The prof told the trial that there were anatomical characteristics of the offender that matched Honeysett's wrist area. The CCA said that the prof's evidence was admissible because it was based on his "specialised knowledge", within s.79(1) of the Evidence Act.
The High Court said that the expert's opinion was based on his subjective impression, which gave an unwarranted appearance of science to the prosecution case. The evidence did not fall within the "opinion exception" under the Act and it was an error to admit it.
Pickering told French CJ, Kiefel, Bell, Gagler and Keane that specialist evidence given at the trial had only been adduced to prove the appellant was not excluded as Offender One.
However, that was not the basis on which it was submitted at the trial.
The High Court said:
"In this court the respondent submitted the fact that Professor Henneberg's evidence had been adduced to prove that the appellant was not excluded as Offender One. The submission should not go unremarked. The contention that Professor Henneberg's evidence was adduced to prove no more than that the appellant could not be excluded as the offender was not the basis on which it was tendered. As earlier noted, the evidence was admitted as an item of circumstantial evidence to support a conclusion of identity. This was the use made of the evidence by the prosecutor at the trial. In her closing address, the prosecutor took the jury through each of the physical characteristics of Offender One identified by Professor Henneberg ..."
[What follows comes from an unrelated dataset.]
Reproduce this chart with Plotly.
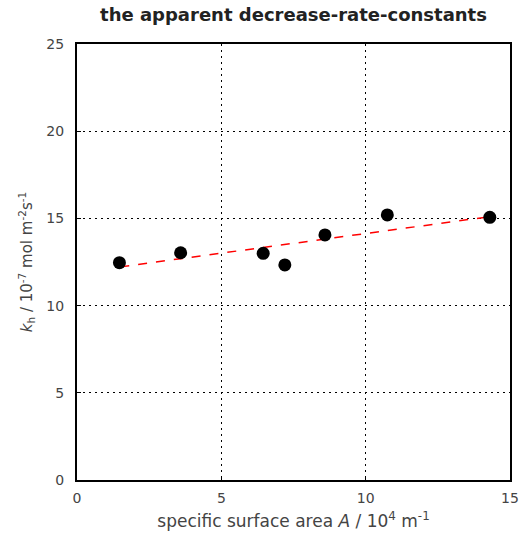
import plotly.graph_objects as go

# data
area = [1.47, 3.59, 6.45, 7.2, 8.59, 10.75, 14.3]
rate = [12.46, 13.03, 13.0, 12.33, 14.05, 15.2, 15.06]
fit_x = [1.5, 14.3]
fit_y = [12.22, 15.1]
x_ticks = [0, 5, 10, 15]
y_ticks = [0, 5, 10, 15, 20, 25]

FONT = "DejaVu Sans, Verdana, sans-serif"

fig = go.Figure()
fig.add_trace(go.Scatter(x=fit_x, y=fit_y, mode="lines",
                         line=dict(color="red", width=1.5, dash="dash"),
                         showlegend=False, hoverinfo="skip"))
fig.add_trace(go.Scatter(x=area, y=rate, mode="markers",
                         marker=dict(color="black", size=13, symbol="circle"),
                         showlegend=False))

axis_common = dict(
    showline=True, linecolor="black", linewidth=2, mirror=True,
    showgrid=True, gridcolor="black", gridwidth=1, griddash="2px,4px",
    zeroline=False, ticks="inside", ticklen=4, tickcolor="black",
    tickfont=dict(family=FONT, size=14, color="#444"),
    automargin=False,
)

fig.update_layout(
    width=522, height=540,
    margin=dict(l=77, r=12, t=44, b=60),
    paper_bgcolor="white", plot_bgcolor="white",
    title=dict(text="<b>the apparent decrease-rate-constants</b>",
               xref="paper", x=0.5, xanchor="center", y=0.972, yanchor="middle",
               font=dict(family=FONT, size=18, color="#222")),
    xaxis=dict(range=[0, 15], tickvals=x_ticks, ticklabelstandoff=4,
               title=dict(text="specific surface area <i>A</i> / 10<sup>4</sup> m<sup>-1</sup>",
                          font=dict(family=FONT, size=17, color="#444"),
                          standoff=10),
               **axis_common),
    yaxis=dict(range=[0, 25], tickvals=y_ticks, ticklabelstandoff=8,
               title=dict(text="<i>k</i><sub>h</sub> / 10<sup>-7</sup> mol m<sup>-2</sup>s<sup>-1</sup>",
                          font=dict(family=FONT, size=15, color="#444"),
                          standoff=10),
               **axis_common),
)

fig.write_html("out.html")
Unfortunately, none of this information about the respondent's counsel in his appeal is much direct help to Timsey.
Cash moves across Bass Strait
The massive Legalwise 10-pint all-day seminar last week in Hobart left many locals seething.
Why isn't the local Law and Order Society running these seminars rather than a private enterprise outfit that sees profits leave the island kingdom and head back to Sydney (apart from a "percentage of each registration" going to the Australian Indigenous Mentoring Experience)?
Hords of Tassie bigwigs were roped in to vent their expertise: David Gunson on ethics, Justice Helen Wood on drafting affidavits, Ass J Steve Holt on interlocutory applications, etc.
A gift of a flash bottle of wine would have got the presenters to the podium, while the punters had to stump up $595 for the 10 points.
Knocking off an entire year's worth of CLE in one day for under $600 rather makes a joke of the concept ongoing professional education.
But the real angst is that the money doesn't stay in cash-strapped Taswegia.
Allegation that solicitor tickled the till
Why don't they leave Adrian Hall alone?
Last time we reported on poor Adrian he was pitted against the cruel machinery of the Legal Aid Commission, so much so that he promised to act pro bono for a Devonport man accused of murdering someone on Christmas Day.
Justice Stephen Estcourt later slotted the accused for 21 years, with 12 on the bottom.
The same report mentioned that Hall has also been involved in a domestic dispute and pleaded not guilty to three counts of common assault and 24 charges of breaching police family violence orders.
It related to an alleged Christmas Eve domestic rumble in 2012 as a result of which he was accused, among other things, of grabbing his ex-partner by the ankles and pulling her off the toilet.
Now there's a fresh dispatch from northern Tassie that Hall is on trial accused of nicking $18,000 from Grant Tucker's Launceston law shop.
Who said things were quiet in The Map?